Overview of the 2013 Debt Limit Episode

The debt limit refers to a limit on the amount of money that the U.S. government can borrow from the public. Once reached, Congress has the option to suspend the debt limit until a later date; however, if Congress does not act in time, the Treasury can invoke a debt issuance suspension period (DISP) which makes certain extraordinary measures to borrow additional funds available (typically withholding transfers to certain government trust funds). These extraordinary measures, together with current cash balances, are used to meet current payments. Usually, the Treasury Secretary informs Congress about the date at which the extraordinary measures are expected to run out (the “breach date”).

 

Figure 1. Treasury bill yields around the 2013 debt limit episode

This figure shows the yield (in basis points) of some of the Treasury bills maturing around the 2013 debt limit episode; each date in the legend represents a security maturing on the specified date. The vertical dashed black line represents October 17, 2013, the “breach date”. As the maturity date of the bills moves further past the breach date, the spike in yields is reduced, indicating that markets priced the possibility of a delay in payments on Treasury securities.

In May 2013, after the previous debt limit suspension expired, Treasury Secretary Lew declared a DISP and started using extraordinary measures to meet federal obligations (Austin 2019; Cashin et al. 2017). On August 2, Secretary Lew indicated that the extraordinary measures could be extended to last until October 11, in light of stronger fiscal revenues. On August 26, he updated Congress that the extraordinary measures would be exhausted in mid-October. Then, in a September 25 communication, Treasury indicated that it expects to exhaust its borrowing capacity on October 17, at which point it would have only $30 billion in cash to meet current obligations. To make things worse, the Congress could not pass a budget deal and on September 30, the government shut down. This acted as a wake-up call to markets that the standoff in Congress may delay a timely resolution of the debt limit; as a result, yields on Treasury securities with payments shortly after October 17 increased (Figure 1).
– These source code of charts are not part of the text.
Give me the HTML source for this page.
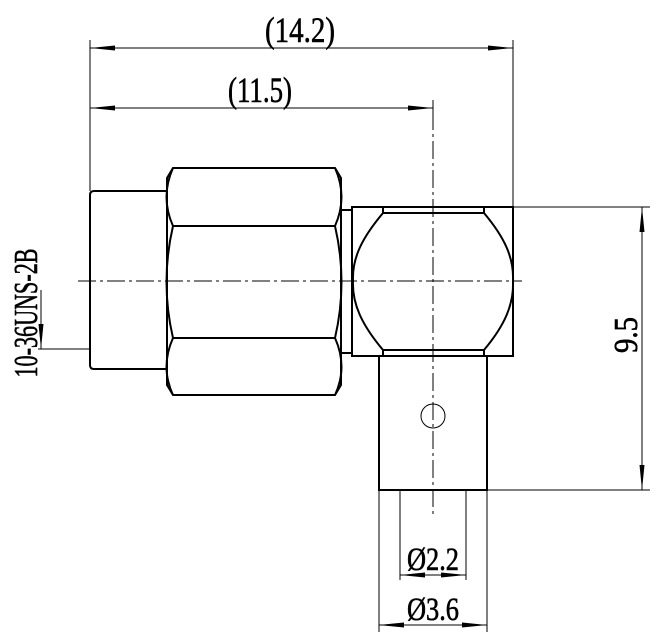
<!DOCTYPE html>
<html><head><meta charset="utf-8"><style>
html,body{margin:0;padding:0;background:#fff;}
svg{display:block}
text{font-family:"Liberation Serif",serif;fill:#000;stroke:#000;stroke-width:0.6}
</style></head><body>
<svg width="660" height="643" viewBox="0 0 660 643" xmlns="http://www.w3.org/2000/svg">
<g stroke="#000" fill="none" stroke-width="1">
<line x1="90" y1="40" x2="90" y2="191"/>
<line x1="513" y1="40" x2="513" y2="207"/>
<line x1="433" y1="100" x2="433" y2="112"/>
<line x1="90" y1="48" x2="513" y2="48"/>
<line x1="90" y1="108" x2="433" y2="108"/>
<line x1="513" y1="207" x2="650" y2="207"/>
<line x1="487" y1="490" x2="650" y2="490"/>
<line x1="642" y1="207" x2="642" y2="490"/>
<line x1="400" y1="490" x2="400" y2="580"/>
<line x1="466" y1="490" x2="466" y2="580"/>
<line x1="379" y1="490" x2="379" y2="632"/>
<line x1="487" y1="490" x2="487" y2="632"/>
<line x1="400" y1="575" x2="466" y2="575"/>
<line x1="379" y1="625" x2="487" y2="625"/>
<line x1="41" y1="290" x2="41" y2="349"/>
<line x1="38" y1="349" x2="90" y2="349"/>
</g>
<g fill="#000">
<polygon points="90,48 115,45.5 115,50.5"/>
<polygon points="513,48 488,45.5 488,50.5"/>
<polygon points="90,108 115,105.5 115,110.5"/>
<polygon points="433,108 408,105.5 408,110.5"/>
<polygon points="642,207 639.5,232 644.5,232"/>
<polygon points="642,490 639.5,465 644.5,465"/>
<polygon points="400,575 425,572.5 425,577.5"/>
<polygon points="466,575 441,572.5 441,577.5"/>
<polygon points="379,625 404,622.5 404,627.5"/>
<polygon points="487,625 462,622.5 462,627.5"/>
<polygon points="41,349 38.5,324 43.5,324"/>
</g>
<g stroke="#000" fill="none" stroke-width="2">
<path d="M167,191 L94,191 Q90,191 90,195 L90,365 Q90,369 94,369 L167,369"/>
<path d="M173,168 L335,168 L341,178 L341,385 L335,395 L173,395 L167,385 L167,178 Z"/>
<line x1="173" y1="226" x2="335" y2="226"/>
<line x1="173" y1="338" x2="335" y2="338"/>
<path d="M173,168 Q160,197 173,226 Q160,282 173,338 Q160,367 173,395"/>
<path d="M335,168 Q348,197 335,226 Q348,282 335,338 Q348,367 335,395"/>
<rect x="341" y="210" width="11" height="143"/>
<rect x="352" y="207" width="161" height="149"/>
<path d="M383,213 L484,213 C505,238 514,258 513,281 C514,304 505,325 484,350 L383,350 C362,325 352,304 353,281 C352,258 362,238 383,213 Z"/>
<line x1="383" y1="207" x2="383" y2="213"/>
<line x1="484" y1="207" x2="484" y2="213"/>
<line x1="383" y1="350" x2="383" y2="356"/>
<line x1="484" y1="350" x2="484" y2="356"/>
<rect x="379" y="356" width="108" height="134"/>
</g>
<circle cx="433" cy="416" r="12" stroke="#000" fill="none" stroke-width="1"/>
<g stroke="#000" stroke-width="1" stroke-dasharray="18,4,3,4">
<line x1="78" y1="281" x2="522" y2="281"/>
<line x1="433" y1="112" x2="433" y2="515"/>
</g>
<text x="300" y="42" font-size="36" text-anchor="middle" textLength="70" lengthAdjust="spacingAndGlyphs">(14.2)</text>
<text x="260" y="102" font-size="36" text-anchor="middle" textLength="64" lengthAdjust="spacingAndGlyphs">(11.5)</text>
<text x="433" y="570" font-size="33" text-anchor="middle" textLength="52" lengthAdjust="spacingAndGlyphs">Ø2.2</text>
<text x="433" y="620" font-size="33" text-anchor="middle" textLength="52" lengthAdjust="spacingAndGlyphs">Ø3.6</text>
<text transform="translate(637,335) rotate(-90)" font-size="34" text-anchor="middle" textLength="36" lengthAdjust="spacingAndGlyphs">9.5</text>
<text transform="translate(37,313) rotate(-90)" font-size="34" text-anchor="middle" textLength="129" lengthAdjust="spacingAndGlyphs">10-36UNS-2B</text>
</svg>
</body></html>
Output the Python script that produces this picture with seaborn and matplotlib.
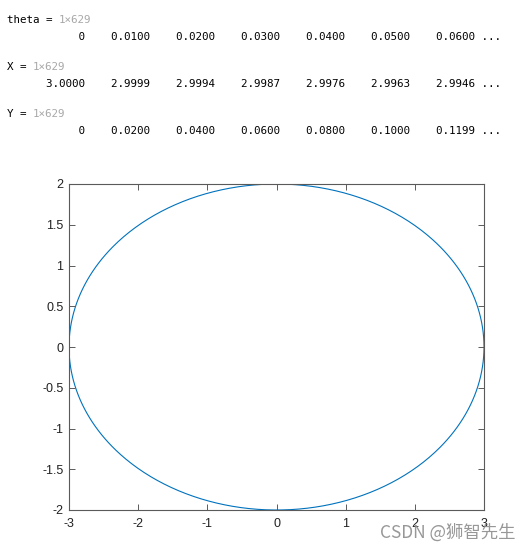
import numpy as np
import pandas as pd
import matplotlib
matplotlib.use('Agg')

import matplotlib.pyplot as plt
import seaborn as sns

# ================= DATA =================
# theta = 0:0.01:6.28 (1x629), as printed in the console above the plot
theta_step = 0.01
theta_count = 629
semi_x = 3.0
semi_y = 2.0

theta = np.arange(theta_count) * theta_step
X = semi_x * np.cos(theta)
Y = semi_y * np.sin(theta)

x_ticks = [-3, -2, -1, 0, 1, 2, 3]
y_ticks = [-2, -1.5, -1, -0.5, 0, 0.5, 1, 1.5, 2]
y_ticklabels = ["-2", "-1.5", "-1", "-0.5", "0", "0.5", "1", "1.5", "2"]

console_rows = [
    ("theta", "1×629", "           0    0.0100    0.0200    0.0300    0.0400    0.0500    0.0600 ..."),
    ("X", "1×629", "      3.0000    2.9999    2.9994    2.9987    2.9976    2.9963    2.9946 ..."),
    ("Y", "1×629", "           0    0.0200    0.0400    0.0600    0.0800    0.1000    0.1199 ..."),
]

df = pd.DataFrame({"X": X, "Y": Y})

# ================= STYLE =================
sns.set_theme(style="white")
plt.rcParams['font.family'] = ['Liberation Sans', 'DejaVu Sans']

W, H = 531, 552
fig = plt.figure(figsize=(W / 100, H / 100), dpi=100)

# ================= CONSOLE TEXT =================
mono = 7.8
char_w = 6.5
rows_y = [20, 67, 114]
for (name, size_txt, values), yy in zip(console_rows, rows_y):
    lead = name + " = "
    fig.text(7 / W, 1 - yy / H, lead, family='DejaVu Sans Mono', fontsize=mono,
             color='black', va='center', ha='left')
    fig.text((7 + len(lead) * char_w) / W, 1 - yy / H, size_txt, family='DejaVu Sans Mono',
             fontsize=mono, color='#a8a8a8', va='center', ha='left')
    fig.text(7 / W, 1 - (yy + 17) / H, values, family='DejaVu Sans Mono', fontsize=mono,
             color='black', va='center', ha='left')

# ================= PLOT =================
ax = fig.add_axes([69 / W, 1 - 510 / H, (484 - 69) / W, (510 - 184) / H])
sns.lineplot(data=df, x="X", y="Y", sort=False, estimator=None, ax=ax,
             color='#0072BD', linewidth=0.8)

ax.set_xlim(-3, 3)
ax.set_ylim(-2, 2)
ax.set_xticks(x_ticks)
ax.set_xticklabels([str(t) for t in x_ticks])
ax.set_yticks(y_ticks)
ax.set_yticklabels(y_ticklabels)
ax.set_xlabel("")
ax.set_ylabel("")

axis_col = '#5a5a5a'
for sp in ax.spines.values():
    sp.set_visible(True)
    sp.set_color(axis_col)
    sp.set_linewidth(0.8)
ax.tick_params(direction='in', length=4, width=0.7, color=axis_col,
               top=True, right=True, bottom=True, left=True,
               labelsize=9, labelcolor='#222222', pad=4)
ax.tick_params(axis='x', pad=6)

# watermark
fig.text(515 / W, 1 - 533 / H, "CSDN @狮智先生", family=['Noto Sans CJK SC', 'DejaVu Sans'],
         fontsize=12.5, color='#8c8c8c', alpha=0.9, ha='right', va='center')

fig.savefig("out.png", dpi=100)
plt.close(fig)
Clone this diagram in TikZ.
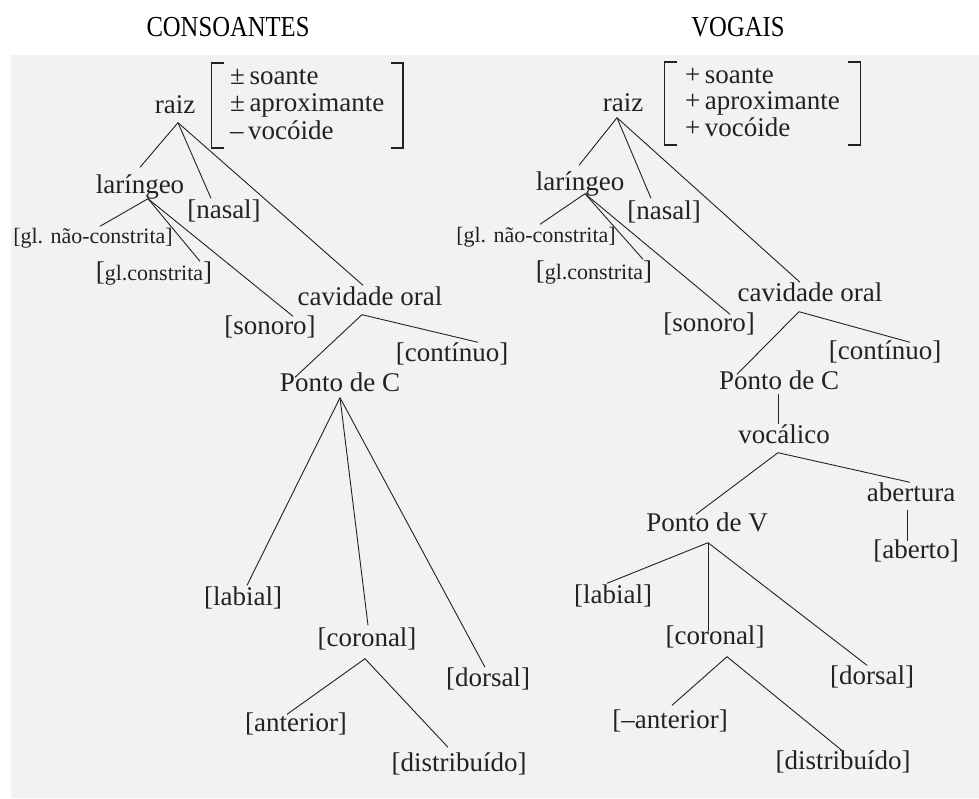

On October 16, in the third week of the shutdown, and with only one day to the October 17 breach date, Congress passed a budget deal that included the suspension of the debt limit, thereby putting an end to the crisis.

References

Austin, Andrew, “The debt limit since 2011,” Congressional Research Service, 2019, R43389.

Cashin, David, Erin Ferris, Elizabeth Klee, and Cailey Stevens, “Take it to the limit: the debt ceiling and Treasury yields,” 2017, working paper.

Frost, Joshua, Lorie Logan, Antoine Martin, Patrick McCabe, Fabio Natalucci, and Julie Remache, “Overnight RRP operations as a monetary policy tool: Some design considerations,” FRB of New York Staff Report, 2015, (712).

Gorton, Gary, “The history and economics of safe assets,” Annual Review of Economics, 2017, 9, 547-586.

Krishnamurthy, Arvind and Annette Vissing-Jorgensen, “The aggregate demand for treasury debt,” Journal of Political Economy, 2012, 120 (2), 233–267.